Trap net safety on the Great Lakes
Trap nets are large underwater nets used by commercial fishers to catch whitefish and let sportfish go. They pose a potential hazard for anglers and other boaters. Downriggers, fishing lines, and propellors can get caught in the nets or anchor ropes. Watch for the flags and buoys that mark these nets and give them a wide berth.
As a safety measure, boat operators trolling Lake Michigan and Lake Superior with downriggers are required to have wire cutters on board and have direct and immediate access to them. Should their boats get tangled up, operators can cut their downriggers or cables to free their boats from trap nets or other obstructions below the water's surface.
Nets are often marked with reflective tape. If you're fishing at night, carry a powerful flashlight to help see them.
Anglers fishing Lake Michigan south of Sheboygan harbor and between Manitowoc and Two Rivers should look for the nets in shallower water this year between June 29 and Labor Day. The nets are set between 60 feet and 150 deep in these limited areas on Lake Michigan, so anglers will know with certainty where the nets won't be so they can fish freely there.
Where to look for trap nets
Trap nets are used in parts of Lake Michigan and Lake Superior in late spring through fall. Commercial fishermen move the nets to follow the fish, so it's important to always be on the lookout for the flags and buoys that mark them. The nets are found in these general locations, however.
- Lake Michigan North of Sturgeon Bay and the Bay of Green Bay Commercial trap nets are numerous and moved around frequently. Look out for the flags and buoys and give them a wide berth.
- Sturgeon Bay to Sheboygan From June 29th through Labor Day, there are no commercial trap nets except in two small areas - one south of Sheboygan harbor and one between Manitowoc and Two Rivers harbors (see map below).
Under the existing rules, all parts of the trap nets must be in water deeper than 60 feet during this time. The maximum depth for trap nets remains 150 feet all year. This change in the minimum depth of nets will allow anglers to know for certain where the nets won't be so they can fish freely there.
Before and after those dates, trap nets may be found anywhere in that area - anglers should look out for the flags and buoys and give them a wide berth.
- Lake Superior Trap nets are found most often between Houghton Point and Bayfield, but be on the lookout for their markers in other parts of the lake as well.
How to identify trap nets
- Trap nets are generally fished perpendicular to shoreline (from shallow to deep water). A double flag marks the lead or shoreward end, of the net and a single dark flag marks the pot, or lakeward end, of the net.
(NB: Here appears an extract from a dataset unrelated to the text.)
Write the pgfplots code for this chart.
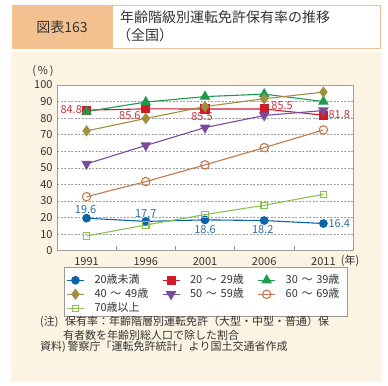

- Orange flags attached to a staff buoy at the pot must be at least four feet above the water surface. Flags will be about 18 by 9 inches. Be aware during rough water or heavy currents, these flags may tip down or be hidden by high waves.
- Orange buoys may also mark the ends of the wings.
- The staff of the nets is marked with reflective tape.
How to avoid trap nets
- Look for the flag markers and buoys marking the nets. At night, use a strong light to see the reflective tape on the flags.
- Give wide berth when passing trap net buoys and flag markers, as nets have many anchor lines extending in all directions.
- Do not pass or troll between trap net buoys as propeller blades or other fishing gear may easily snag net lines.
What to do if you get tangled in a net
- Cut any lines and cables immediately.
- Keep the bow of your boat heading into the waves
- Shut off your engines.
- Don’t get in the water to try to free lines or fishing gear.